Once the equations have been discretised in this way, a solution procedure still needs to be specified to solve them. This is especially difficult as the equations for the conservation of momentum are non-linear.

Traditional methods use what is known as a Simple segregated algorithm. This first calculates the velocity field by solving the momentum conservation equations with a guessed pressure field. However, in the linearisation process, the coefficients of the equations are themselves functions of the guessed velocities, and the achieved solution is therefore called semi-implicit.

These new velocities are then used to calculate the pressure field by solving a pressure-correction equation that is derived from the mass conservation equation. This generates a new pressure field that is different from that used previously in the momentum equations and therefore the velocities no longer satisfy conservation of momentum.

An iterative procedure is therefore needed between the momentum and mass equations to solve the complete flow field.
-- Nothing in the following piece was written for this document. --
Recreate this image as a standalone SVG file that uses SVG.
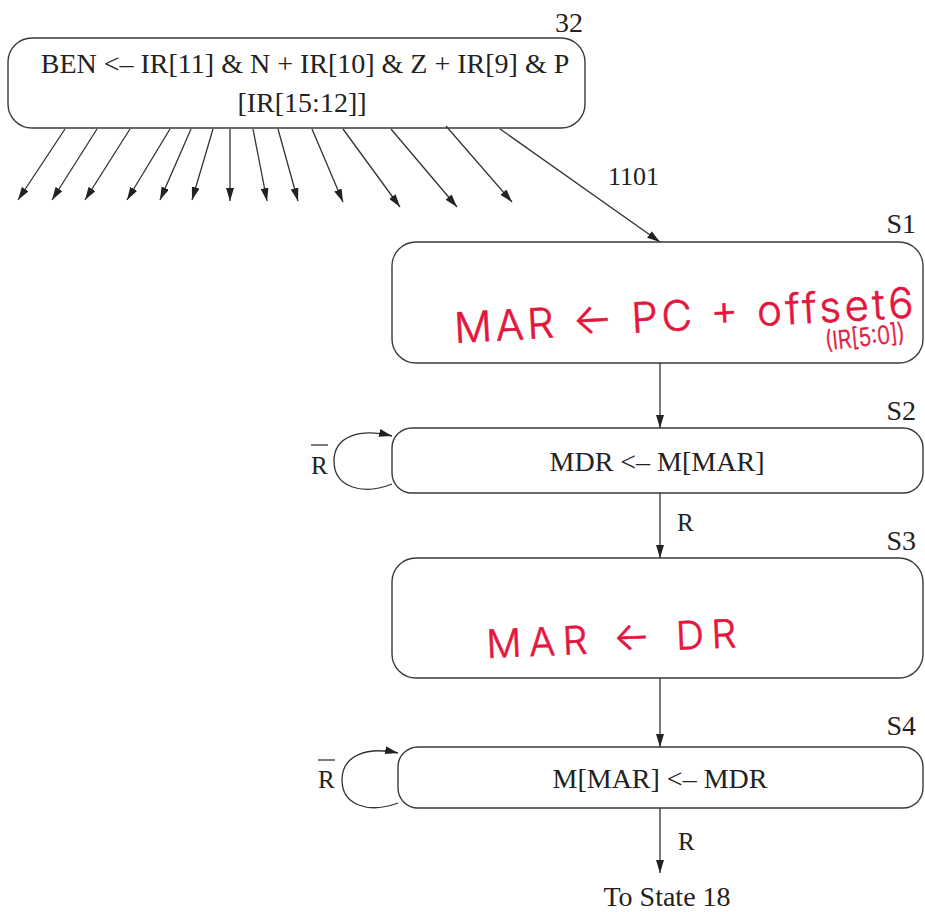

It is only when the iterations have converged that the new values of both velocity and pressure satisfy the conservation of both mass and momentum.

CFX 5’s new coupled solver offers a radically different approach in which all the hydrodynamic equations are solved as a single system. Therefore, after one iteration, the velocity field and pressure `almost’ satisfy both momentum and mass conservation. `Almost’, because the equations are nonlinear and there is still some error. Iterations are still needed to achieve the correct solution.

However, as after each iteration both momentum and mass continuity are satisfied, far fewer iterations are necessary than for the Simple algorithm to achieve a converged solution. For the iteration procedure, CFX 5 uses a pseudo-time step method in which the solution procedure behaves as a transient and evolves smoothly to the accurate field flow.

Typically, CFX 5 requires only one or two dozen iterations to converge, where a segregated solver would need hundreds or thousands of iterations. Naturally, this makes it a lot faster. Models presently available in CFX 5 are: transient and steady-state flow, laminar and turbulent flow, heat transfer, buoyancy and transport of passive scalars.